After two days of fighting, the mujahideen were declared the new government. Peace talks for the surrender and handover of power had already started at a conference in Geneva two years earlier, in 1989. So when the government in Kabul collapsed, few were surprised. Suddenly Faizabad was full of mujahideen fighters who had come down from their mountain positions. I remember watching them, thinking how interesting and grizzled their faces looked.

These were men who had been living in mountain camps, subsisting on scarce rations and fighting almost daily battles for several years. In my mind, soldiers wore smart uniforms, so it was very strange to see these casually dressed men in jeans and sneakers. I wondered how some of them could ever readjust to civilian and civilized life. And I was not alone in that thought. The government offices were suddenly full of these men, and they terrified the locals; many schools shut their doors because parents refused to send their daughters, fearing they might be raped by these ex-fighters who now stalked the city streets.

But overall, most people in Afghanistan were happy that the Russians were gone and still hoped that the mujahideen would settle their disputes and form a decent government.

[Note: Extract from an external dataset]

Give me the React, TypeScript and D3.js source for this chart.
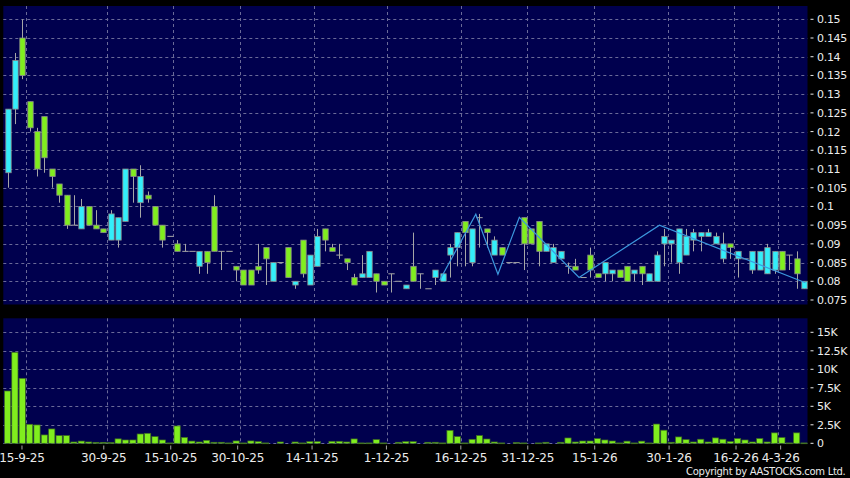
import React, { useEffect } from "react";
import * as d3 from "d3";

// daily OHLC, one entry per trading session (index 0 = 11-9-25)
const opens = [
  0.109, 0.126, 0.145, 0.128, 0.12, 0.124, 0.11, 0.106, 0.103, 0.095,
  0.094, 0.1, 0.095, 0.094, 0.091, 0.091, 0.096, 0.11, 0.101, 0.103,
  0.1, 0.095, 0.092, 0.09, 0.088, 0.088, 0.084, 0.088, 0.1, 0.088,
  0.088, 0.084, 0.083, 0.083, 0.084, 0.089, 0.08, 0.085, 0.089, 0.079,
  0.091, 0.079, 0.084, 0.094, 0.089, 0.087, 0.086, 0.081, 0.081, 0.081,
  0.082, 0.08, 0.082, 0.08, 0.078, 0.084, 0.082, 0.078, 0.081, 0.08,
  0.087, 0.089, 0.096, 0.085, 0.097, 0.094, 0.087, 0.089, 0.085, 0.085,
  0.097, 0.094, 0.096, 0.088, 0.085, 0.086, 0.084, 0.084, 0.081, 0.087,
  0.082, 0.082, 0.082, 0.083, 0.084, 0.082, 0.084, 0.08, 0.08, 0.09,
  0.09, 0.085, 0.087, 0.091, 0.092, 0.092, 0.09, 0.086, 0.09, 0.086,
  0.086, 0.083, 0.083, 0.082, 0.083, 0.088, 0.087, 0.086, 0.078,
];
const highs = [
  0.126, 0.141, 0.15, 0.128, 0.121, 0.124, 0.11, 0.106, 0.103, 0.103,
  0.102, 0.1, 0.099, 0.094, 0.099, 0.097, 0.11, 0.11, 0.111, 0.104,
  0.1, 0.095, 0.092, 0.091, 0.09, 0.088, 0.088, 0.088, 0.103, 0.088,
  0.088, 0.084, 0.083, 0.083, 0.09, 0.089, 0.085, 0.085, 0.089, 0.08,
  0.091, 0.087, 0.094, 0.094, 0.09, 0.09, 0.086, 0.082, 0.087, 0.088,
  0.082, 0.08, 0.082, 0.08, 0.079, 0.093, 0.082, 0.078, 0.083, 0.082,
  0.09, 0.093, 0.096, 0.094, 0.098, 0.094, 0.092, 0.089, 0.085, 0.085,
  0.097, 0.094, 0.096, 0.09, 0.09, 0.088, 0.085, 0.086, 0.081, 0.089,
  0.082, 0.085, 0.083, 0.083, 0.084, 0.083, 0.084, 0.082, 0.088, 0.094,
  0.091, 0.094, 0.094, 0.094, 0.093, 0.094, 0.093, 0.093, 0.09, 0.088,
  0.086, 0.088, 0.088, 0.09, 0.088, 0.088, 0.087, 0.088, 0.08,
];
const lows = [
  0.105, 0.122, 0.134, 0.12, 0.108, 0.109, 0.105, 0.101, 0.094, 0.095,
  0.094, 0.095, 0.094, 0.093, 0.091, 0.089, 0.096, 0.101, 0.097, 0.101,
  0.095, 0.089, 0.092, 0.088, 0.088, 0.088, 0.082, 0.082, 0.088, 0.083,
  0.088, 0.08, 0.079, 0.079, 0.082, 0.079, 0.08, 0.085, 0.081, 0.078,
  0.081, 0.079, 0.084, 0.088, 0.088, 0.086, 0.083, 0.079, 0.081, 0.081,
  0.077, 0.079, 0.077, 0.08, 0.078, 0.08, 0.078, 0.078, 0.079, 0.08,
  0.081, 0.084, 0.084, 0.084, 0.089, 0.089, 0.087, 0.087, 0.085, 0.085,
  0.083, 0.09, 0.084, 0.088, 0.085, 0.086, 0.082, 0.083, 0.081, 0.081,
  0.081, 0.08, 0.08, 0.081, 0.08, 0.08, 0.079, 0.08, 0.08, 0.084,
  0.085, 0.082, 0.087, 0.088, 0.088, 0.092, 0.09, 0.085, 0.086, 0.081,
  0.086, 0.082, 0.083, 0.082, 0.082, 0.083, 0.083, 0.078, 0.078,
];
const closes = [
  0.126, 0.139, 0.135, 0.121, 0.11, 0.113, 0.108, 0.103, 0.095, 0.095,
  0.1, 0.095, 0.094, 0.093, 0.098, 0.097, 0.11, 0.108, 0.108, 0.102,
  0.095, 0.091, 0.092, 0.088, 0.088, 0.088, 0.088, 0.085, 0.088, 0.088,
  0.088, 0.083, 0.079, 0.079, 0.083, 0.086, 0.085, 0.085, 0.081, 0.08,
  0.082, 0.087, 0.092, 0.091, 0.088, 0.087, 0.085, 0.079, 0.082, 0.088,
  0.08, 0.079, 0.082, 0.08, 0.079, 0.08, 0.082, 0.078, 0.083, 0.082,
  0.089, 0.093, 0.093, 0.094, 0.097, 0.093, 0.091, 0.087, 0.085, 0.085,
  0.09, 0.09, 0.088, 0.09, 0.089, 0.088, 0.084, 0.083, 0.081, 0.083,
  0.081, 0.085, 0.083, 0.081, 0.08, 0.083, 0.082, 0.082, 0.087, 0.092,
  0.091, 0.094, 0.092, 0.093, 0.093, 0.093, 0.092, 0.09, 0.089, 0.088,
  0.086, 0.088, 0.088, 0.089, 0.088, 0.083, 0.087, 0.082, 0.08,
];
// volume in thousands
const volumes = [
  7.07, 12.3, 8.78, 2.57, 2.48, 1.13, 1.94, 1.04, 1.04, 0.18,
  0.3, 0.18, 0.13, 0.13, 0.1, 0.6, 0.45, 0.45, 1.26, 1.35,
  0.9, 0.45, 0.05, 2.34, 0.8, 0.3, 0.18, 0.4, 0.14, 0.14,
  0.05, 0.32, 0.05, 0.32, 0.23, 0.05, 0, 0.18, 0, 0.18,
  0.05, 0.23, 0.23, 0, 0.27, 0.27, 0.18, 0.59, 0.05, 0.05,
  0.5, 0.05, 0, 0.14, 0.23, 0.23, 0, 0.14, 0.14, 0.05,
  1.75, 0.9, 0.05, 0.54, 1.04, 0.58, 0.18, 0.05, 0, 0.1,
  0.05, 0, 0.05, 0.14, 0, 0.14, 0.72, 0.18, 0.31, 0.31,
  0.63, 0.45, 0.31, 0.05, 0.29, 0.05, 0.29, 0.05, 2.6, 1.77,
  0.14, 0.86, 0.5, 0.18, 0.55, 0.18, 0.73, 0.55, 0.23, 0.64,
  0.45, 0.18, 0.64, 0.18, 1.41, 0.77, 0.05, 1.41, 0.05,
];

// swing line drawn over the candles
const swingIdx = [58.6, 63.5, 66.5, 69.4, 77.5, 88.4, 108.2];
const swingPrice = [0.0803, 0.0979, 0.0819, 0.0971, 0.081, 0.095, 0.0796];

const dateLabels = [
  "15-9-25", "30-9-25", "15-10-25", "30-10-25", "14-11-25", "1-12-25",
  "16-12-25", "31-12-25", "15-1-26", "30-1-26", "16-2-26", "4-3-26",
];
const dateIdx = [2, 13, 22, 31, 41, 51, 61, 70, 79, 89, 98, 104];

const priceTicks = [
  0.075, 0.08, 0.085, 0.09, 0.095, 0.1, 0.105, 0.11, 0.115, 0.12, 0.125,
  0.13, 0.135, 0.14, 0.145, 0.15,
];
const volTicks = [0, 2.5, 5, 7.5, 10, 12.5, 15];

const BG = "#000000";
const PANEL = "#00004e";
const GRID = "#6a6a98";
const UP = "#33eefa";
const DOWN = "#80ee1e";
const WICK = "#a6a6a6";
const TXT = "#ececec";
const FONT = "DejaVu Sans, sans-serif";

export default function App() {
  useEffect(() => {
    document.body.style.margin = "0";
    document.body.style.background = BG;
  }, []);

  const n = closes.length;
  const x = d3.scaleLinear().domain([0, n - 1]).range([7.5, 804]);
  const xTick = d3.scaleLinear().domain([0, n - 1]).range([7.1, 810.4]);
  const y = d3.scaleLinear().domain([0.075, 0.15]).range([300, 19.3]);
  const yv = d3.scaleLinear().domain([0, 15]).range([443.3, 332.3]);
  const fmt = d3.format(".3~f");

  const left = 3.3;
  const right = 807.5;
  const bodyW = 5.4;

  const swing = d3
    .line<number>()
    .x((d) => x(d))
    .y((_, i) => y(swingPrice[i]))(swingIdx) as string;

  return (
    <svg width={850} height={478} style={{ display: "block", background: BG }}>
      <rect x={0} y={0} width={850} height={478} fill={BG} />
      <rect x={left} y={6} width={right - left} height={298.5} fill={PANEL} />
      <rect x={left} y={318.3} width={right - left} height={125.7} fill={PANEL} />

      {/* grid */}
      <g stroke={GRID} strokeWidth={1} strokeDasharray="3,3" fill="none">
        {priceTicks.map((t) => (
          <line key={"pg" + t} x1={left} x2={right} y1={Math.round(y(t)) + 0.5} y2={Math.round(y(t)) + 0.5} />
        ))}
        {volTicks.map((t) => (
          <line key={"vg" + t} x1={left} x2={right} y1={Math.round(yv(t)) + 0.5} y2={Math.round(yv(t)) + 0.5} />
        ))}
        {dateIdx.map((d) => {
          const gx = Math.round(x(d + 0.5)) + 0.5;
          return (
            <g key={"dg" + d}>
              <line x1={gx} x2={gx} y1={6} y2={304.5} />
              <line x1={gx} x2={gx} y1={318.3} y2={444} />
            </g>
          );
        })}
      </g>

      {/* candles */}
      <g>
        {closes.map((c, i) => {
          const o = opens[i];
          const cx = Math.round(x(i)) + 0.5;
          const top = y(Math.max(o, c));
          const bot = y(Math.min(o, c));
          return (
            <g key={"c" + i}>
              <line x1={cx} x2={cx} y1={y(highs[i])} y2={y(lows[i])} stroke={WICK} strokeWidth={1} />
              {o === c ? (
                <line x1={cx - 3.2} x2={cx + 3.2} y1={top} y2={top} stroke={WICK} strokeWidth={1} />
              ) : (
                <rect
                  x={cx - bodyW / 2}
                  y={top}
                  width={bodyW}
                  height={Math.max(1, bot - top)}
                  fill={c > o ? UP : DOWN}
                  stroke="#8a8a8a"
                  strokeWidth={0.8}
                />
              )}
            </g>
          );
        })}
      </g>

      <path d={swing} fill="none" stroke="#3c98de" strokeWidth={1.2} />

      {/* volume */}
      <g>
        {volumes.map((v, i) =>
          v > 0 ? (
            <rect
              key={"v" + i}
              x={x(i) - 3.1}
              y={yv(v)}
              width={6.2}
              height={Math.max(0.8, yv(0) - yv(v))}
              fill={DOWN}
              stroke="#3d6a22"
              strokeWidth={0.7}
            />
          ) : null
        )}
      </g>

      {/* right axes */}
      <g fill={TXT} fontFamily={FONT} fontSize={11} letterSpacing={-0.3}>
        {priceTicks.map((t) => (
          <g key={"pt" + t}>
            <line x1={810.5} x2={813.5} y1={y(t)} y2={y(t)} stroke={TXT} />
            <text x={817} y={y(t)} dy="0.36em">
              {fmt(t)}
            </text>
          </g>
        ))}
        {volTicks.map((t) => (
          <g key={"vt" + t}>
            <line x1={810.5} x2={813.5} y1={yv(t)} y2={yv(t)} stroke={TXT} />
            <text x={817} y={yv(t)} dy="0.36em">
              {t === 0 ? "0" : t + "K"}
            </text>
          </g>
        ))}
      </g>

      {/* date axis */}
      <g fill={TXT} fontFamily={FONT} fontSize={12} letterSpacing={-0.2} textAnchor="middle">
        {dateIdx.map((d, k) => (
          <g key={"dt" + d}>
            <line x1={xTick(d)} x2={xTick(d)} y1={445.5} y2={449.5} stroke={WICK} />
            <text x={xTick(d)} y={462}>
              {dateLabels[k]}
            </text>
          </g>
        ))}
      </g>

      <text x={845.5} y={475} fill={TXT} fontFamily={FONT} fontSize={10} letterSpacing={-0.3} textAnchor="end">
        Copyright by AASTOCKS.com Ltd.
      </text>
    </svg>
  );
}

For me, however, these political changes marked a very depressing period in my life. I was 16 years old, and suddenly, if I wanted to travel around the city, I had to wear a burqa for the first time in my life. The mujahideen were not religiously fundamental and they did not impose the wearing of the burqa. The need to wear it was more a matter of safety. With so many male soldiers around it just wasn't a good idea for a young girl to show her beauty on the streets.